Give every entry again, unchanged, and leave its images out.

start RECORD LIST

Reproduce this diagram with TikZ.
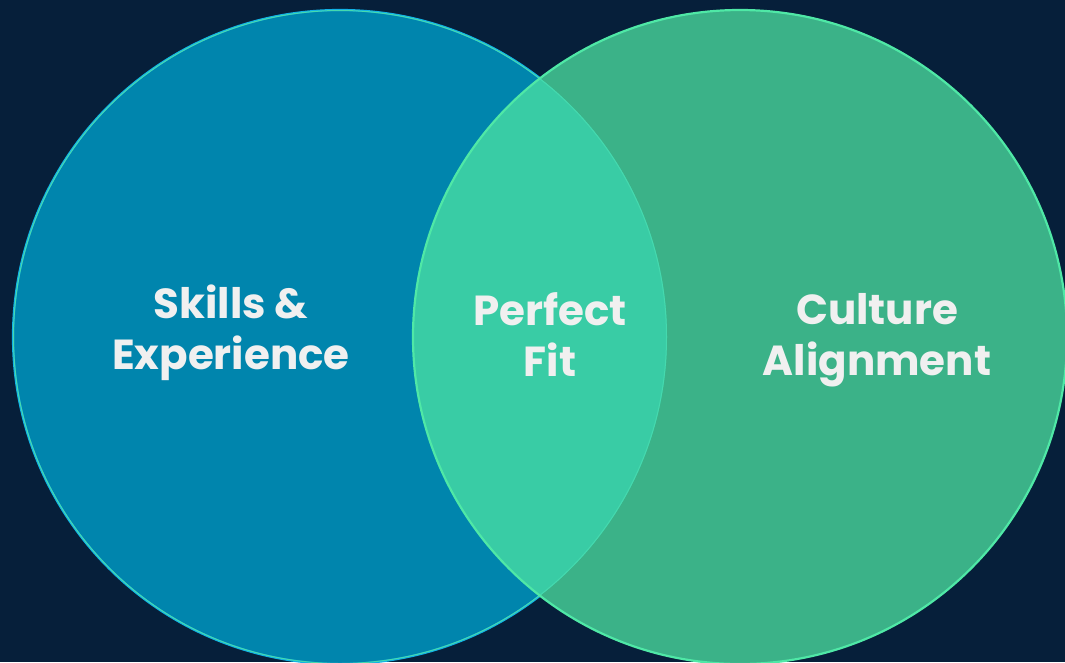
\documentclass[tikz,border=0pt]{standalone}
\usepackage{fontspec}
\setmainfont{Poppins}[BoldFont={* Bold}]
\definecolor{bgc}{HTML}{061F3A}
\definecolor{leftfill}{HTML}{0085AD}
\definecolor{leftline}{HTML}{10B2E6}
\definecolor{rightfill}{HTML}{3BB288}
\definecolor{rightline}{HTML}{4FE8A6}
\definecolor{midfill}{HTML}{39CCA5}
\definecolor{midline}{HTML}{45D9AE}
\definecolor{txt}{HTML}{F0F0F0}
\begin{document}
\begin{tikzpicture}[x=1pt,y=-1pt,
  lbl/.style={text=txt,align=center,inner sep=0pt,font=\fontsize{42}{51}\selectfont\bfseries}]
\useasboundingbox (0,0) rectangle (1065,662);
\fill[bgc] (0,0) rectangle (1065,662);
\coordinate (L) at (340,337);
\coordinate (R) at (740,337);
% left circle
\fill[leftfill] (L) circle[radius=327];
\draw[leftline,line width=2.2] (L) circle[radius=327];
% right circle
\fill[rightfill] (R) circle[radius=327];
\begin{scope}
  \clip (L) circle[radius=327];
  \fill[midfill] (R) circle[radius=327];
  \draw[midline,line width=2] (L) circle[radius=327];
\end{scope}
\draw[rightline,line width=2.2] (R) circle[radius=327];
% labels
\node[lbl] (skills) at (231,332.5) {Skills \&\\Experience};
\node[lbl] (fit) at (550,335) {Perfect\\Fit};
\node[lbl] (culture) at (877,340.5) {Culture\\Alignment};
\end{tikzpicture}
\end{document}
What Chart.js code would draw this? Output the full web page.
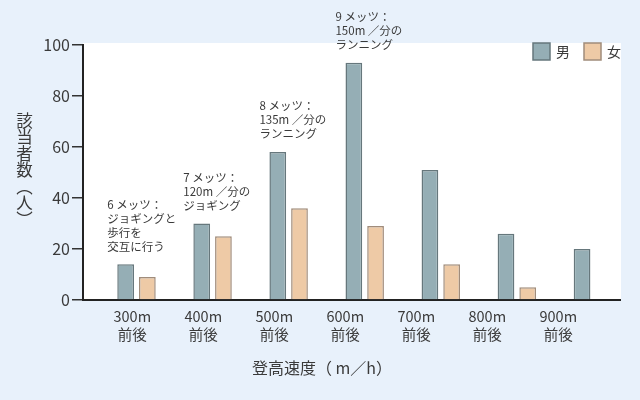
<!DOCTYPE html>
<html>
<head>
<meta charset="utf-8">
<script src="https://cdn.jsdelivr.net/npm/chart.js@4/dist/chart.umd.min.js"></script>
<style>
  body { margin: 0; background: #e8f1fb; }
  #wrap { position: relative; width: 640px; height: 400px; }
  .axisTitle { position: absolute; font-family: "Noto Sans CJK JP", sans-serif; font-size: 16px; color: #3a3a3a; line-height: 1; }
  #yTitle { left: 16px; top: 112px; writing-mode: vertical-rl; font-size: 16.5px; }
  #xTitle { left: 2px; width: 640px; top: 359px; text-align: center; }
</style>
</head>
<body>
<div id="wrap">
  <canvas id="chart" width="640" height="400"></canvas>
  <div class="axisTitle" id="yTitle">該当者数（人）</div>
  <div class="axisTitle" id="xTitle">登高速度（ m／h）</div>
</div>
<script>
// ===========================
// Data
// ===========================
const categories = ["300m","400m","500m","600m","700m","800m","900m"];
const catSuffix = "前後";
const seriesNames = ["男","女"];
const maleValues = [14, 30, 58, 93, 51, 26, 20];
const femaleValues = [9, 25, 36, 29, 14, 5, null];
const yTicks = [0, 20, 40, 60, 80, 100];
const notes = [
  ["6 メッツ：","ジョギングと","歩行を","交互に行う"],
  ["7 メッツ：","120m ／分の","ジョギング"],
  ["8 メッツ：","135m ／分の","ランニング"],
  ["9 メッツ：","150m ／分の","ランニング"]
];

const FONT = '"Noto Sans CJK JP", sans-serif';
const TEXT = "#3a3a3a";
const colors = [
  {fill:"#95aeb5", border:"#66777c"},
  {fill:"#eecaa6", border:"#a08c7b"}
];

// ===========================
// Plugins
// ===========================
const whiteArea = {
  id:"whiteArea",
  beforeDraw(chart){
    const {ctx, chartArea:a} = chart;
    ctx.save();
    ctx.fillStyle = "#ffffff";
    ctx.fillRect(a.left, a.top - 2, a.right - a.left + 1, a.bottom - a.top + 2);
    ctx.restore();
  }
};

const notesAndLegend = {
  id:"notesAndLegend",
  afterDatasetsDraw(chart){
    const {ctx, chartArea:a} = chart;
    const bars = chart.getDatasetMeta(0).data;
    ctx.save();
    ctx.fillStyle = TEXT;
    ctx.font = "11.5px " + FONT;
    ctx.textBaseline = "middle";
    notes.forEach((lines,i)=>{
      const b = bars[i];
      const x = b.x - b.width/2 - 10;
      lines.forEach((t,k)=>{
        ctx.fillText(t, x, b.y - 18 - (lines.length-1-k)*14);
      });
    });

    // legend
    ctx.font = "14px " + FONT;
    let lx = a.right - 87;
    chart.data.datasets.forEach(ds=>{
      ctx.fillStyle = ds.backgroundColor;
      ctx.strokeStyle = ds.borderColor;
      ctx.lineWidth = 1.5;
      ctx.fillRect(lx, a.top - 2, 17, 17);
      ctx.strokeRect(lx, a.top - 2, 17, 17);
      ctx.fillStyle = TEXT;
      ctx.fillText(ds.label, lx + 23, a.top + 7);
      lx += 51;
    });
    ctx.restore();
  }
};

// ===========================
// Chart
// ===========================
const toPoints = vals => vals.map((v,i)=>({x:i, y:v}));

new Chart(document.getElementById("chart"), {
  type:"bar",
  data:{
    datasets:[
      {label:seriesNames[0], data:toPoints(maleValues), backgroundColor:colors[0].fill, borderColor:colors[0].border, borderWidth:1.5},
      {label:seriesNames[1], data:toPoints(femaleValues), backgroundColor:colors[1].fill, borderColor:colors[1].border, borderWidth:1.5}
    ]
  },
  options:{
    responsive:false,
    animation:false,
    devicePixelRatio:1,
    categoryPercentage:0.571,
    barPercentage:0.77,
    layout:{padding:{top:45, right:20, left:0, bottom:0}},
    plugins:{legend:{display:false}, tooltip:{enabled:false}},
    scales:{
      x:{
        type:"linear", display:false, offset:false,
        min:-0.7033, max:6.356
      },
      x2:{
        type:"linear", position:"bottom", offset:false,
        min:-0.6944, max:6.869,
        afterBuildTicks(scale){ scale.ticks = categories.map((_,i)=>({value:i})); },
        afterFit(scale){ scale.height = 100; },
        grid:{display:false},
        border:{display:true, color:"#222", width:2},
        ticks:{
          autoSkip:false, maxRotation:0, padding:0,
          color:TEXT, font:{family:FONT, size:14.5, lineHeight:1.22},
          callback:(v)=>[categories[v], catSuffix]
        }
      },
      y:{
        min:0, max:100,
        afterBuildTicks(scale){ scale.ticks = yTicks.map(v=>({value:v})); },
        afterFit(scale){ scale.width = 83; },
        grid:{drawOnChartArea:false, drawTicks:true, tickLength:11, color:"#333", lineWidth:1.5},
        border:{display:true, color:"#222", width:2},
        ticks:{padding:2, color:TEXT, font:{family:FONT, size:16}}
      }
    }
  },
  plugins:[whiteArea, notesAndLegend]
});
</script>
</body>
</html>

end RECORD LIST

THE REPLY |
Reproduce this diagram with TikZ.
\documentclass[tikz,border=0pt]{standalone}
\usepackage{fontspec}
\setmainfont{Poppins}[BoldFont={* Bold}]
\definecolor{bgc}{HTML}{061F3A}
\definecolor{leftfill}{HTML}{0085AD}
\definecolor{leftline}{HTML}{10B2E6}
\definecolor{rightfill}{HTML}{3BB288}
\definecolor{rightline}{HTML}{4FE8A6}
\definecolor{midfill}{HTML}{39CCA5}
\definecolor{midline}{HTML}{45D9AE}
\definecolor{txt}{HTML}{F0F0F0}
\begin{document}
\begin{tikzpicture}[x=1pt,y=-1pt,
  lbl/.style={text=txt,align=center,inner sep=0pt,font=\fontsize{42}{51}\selectfont\bfseries}]
\useasboundingbox (0,0) rectangle (1065,662);
\fill[bgc] (0,0) rectangle (1065,662);
\coordinate (L) at (340,337);
\coordinate (R) at (740,337);
% left circle
\fill[leftfill] (L) circle[radius=327];
\draw[leftline,line width=2.2] (L) circle[radius=327];
% right circle
\fill[rightfill] (R) circle[radius=327];
\begin{scope}
  \clip (L) circle[radius=327];
  \fill[midfill] (R) circle[radius=327];
  \draw[midline,line width=2] (L) circle[radius=327];
\end{scope}
\draw[rightline,line width=2.2] (R) circle[radius=327];
% labels
\node[lbl] (skills) at (231,332.5) {Skills \&\\Experience};
\node[lbl] (fit) at (550,335) {Perfect\\Fit};
\node[lbl] (culture) at (877,340.5) {Culture\\Alignment};
\end{tikzpicture}
\end{document}
What Chart.js code would draw this? Output the full web page.
<!DOCTYPE html>
<html>
<head>
<meta charset="utf-8">
<script src="https://cdn.jsdelivr.net/npm/chart.js@4/dist/chart.umd.min.js"></script>
<style>
  body { margin: 0; background: #e8f1fb; }
  #wrap { position: relative; width: 640px; height: 400px; }
  .axisTitle { position: absolute; font-family: "Noto Sans CJK JP", sans-serif; font-size: 16px; color: #3a3a3a; line-height: 1; }
  #yTitle { left: 16px; top: 112px; writing-mode: vertical-rl; font-size: 16.5px; }
  #xTitle { left: 2px; width: 640px; top: 359px; text-align: center; }
</style>
</head>
<body>
<div id="wrap">
  <canvas id="chart" width="640" height="400"></canvas>
  <div class="axisTitle" id="yTitle">該当者数（人）</div>
  <div class="axisTitle" id="xTitle">登高速度（ m／h）</div>
</div>
<script>
// ===========================
// Data
// ===========================
const categories = ["300m","400m","500m","600m","700m","800m","900m"];
const catSuffix = "前後";
const seriesNames = ["男","女"];
const maleValues = [14, 30, 58, 93, 51, 26, 20];
const femaleValues = [9, 25, 36, 29, 14, 5, null];
const yTicks = [0, 20, 40, 60, 80, 100];
const notes = [
  ["6 メッツ：","ジョギングと","歩行を","交互に行う"],
  ["7 メッツ：","120m ／分の","ジョギング"],
  ["8 メッツ：","135m ／分の","ランニング"],
  ["9 メッツ：","150m ／分の","ランニング"]
];

const FONT = '"Noto Sans CJK JP", sans-serif';
const TEXT = "#3a3a3a";
const colors = [
  {fill:"#95aeb5", border:"#66777c"},
  {fill:"#eecaa6", border:"#a08c7b"}
];

// ===========================
// Plugins
// ===========================
const whiteArea = {
  id:"whiteArea",
  beforeDraw(chart){
    const {ctx, chartArea:a} = chart;
    ctx.save();
    ctx.fillStyle = "#ffffff";
    ctx.fillRect(a.left, a.top - 2, a.right - a.left + 1, a.bottom - a.top + 2);
    ctx.restore();
  }
};

const notesAndLegend = {
  id:"notesAndLegend",
  afterDatasetsDraw(chart){
    const {ctx, chartArea:a} = chart;
    const bars = chart.getDatasetMeta(0).data;
    ctx.save();
    ctx.fillStyle = TEXT;
    ctx.font = "11.5px " + FONT;
    ctx.textBaseline = "middle";
    notes.forEach((lines,i)=>{
      const b = bars[i];
      const x = b.x - b.width/2 - 10;
      lines.forEach((t,k)=>{
        ctx.fillText(t, x, b.y - 18 - (lines.length-1-k)*14);
      });
    });

    // legend
    ctx.font = "14px " + FONT;
    let lx = a.right - 87;
    chart.data.datasets.forEach(ds=>{
      ctx.fillStyle = ds.backgroundColor;
      ctx.strokeStyle = ds.borderColor;
      ctx.lineWidth = 1.5;
      ctx.fillRect(lx, a.top - 2, 17, 17);
      ctx.strokeRect(lx, a.top - 2, 17, 17);
      ctx.fillStyle = TEXT;
      ctx.fillText(ds.label, lx + 23, a.top + 7);
      lx += 51;
    });
    ctx.restore();
  }
};

// ===========================
// Chart
// ===========================
const toPoints = vals => vals.map((v,i)=>({x:i, y:v}));

new Chart(document.getElementById("chart"), {
  type:"bar",
  data:{
    datasets:[
      {label:seriesNames[0], data:toPoints(maleValues), backgroundColor:colors[0].fill, borderColor:colors[0].border, borderWidth:1.5},
      {label:seriesNames[1], data:toPoints(femaleValues), backgroundColor:colors[1].fill, borderColor:colors[1].border, borderWidth:1.5}
    ]
  },
  options:{
    responsive:false,
    animation:false,
    devicePixelRatio:1,
    categoryPercentage:0.571,
    barPercentage:0.77,
    layout:{padding:{top:45, right:20, left:0, bottom:0}},
    plugins:{legend:{display:false}, tooltip:{enabled:false}},
    scales:{
      x:{
        type:"linear", display:false, offset:false,
        min:-0.7033, max:6.356
      },
      x2:{
        type:"linear", position:"bottom", offset:false,
        min:-0.6944, max:6.869,
        afterBuildTicks(scale){ scale.ticks = categories.map((_,i)=>({value:i})); },
        afterFit(scale){ scale.height = 100; },
        grid:{display:false},
        border:{display:true, color:"#222", width:2},
        ticks:{
          autoSkip:false, maxRotation:0, padding:0,
          color:TEXT, font:{family:FONT, size:14.5, lineHeight:1.22},
          callback:(v)=>[categories[v], catSuffix]
        }
      },
      y:{
        min:0, max:100,
        afterBuildTicks(scale){ scale.ticks = yTicks.map(v=>({value:v})); },
        afterFit(scale){ scale.width = 83; },
        grid:{drawOnChartArea:false, drawTicks:true, tickLength:11, color:"#333", lineWidth:1.5},
        border:{display:true, color:"#222", width:2},
        ticks:{padding:2, color:TEXT, font:{family:FONT, size:16}}
      }
    }
  },
  plugins:[whiteArea, notesAndLegend]
});
</script>
</body>
</html>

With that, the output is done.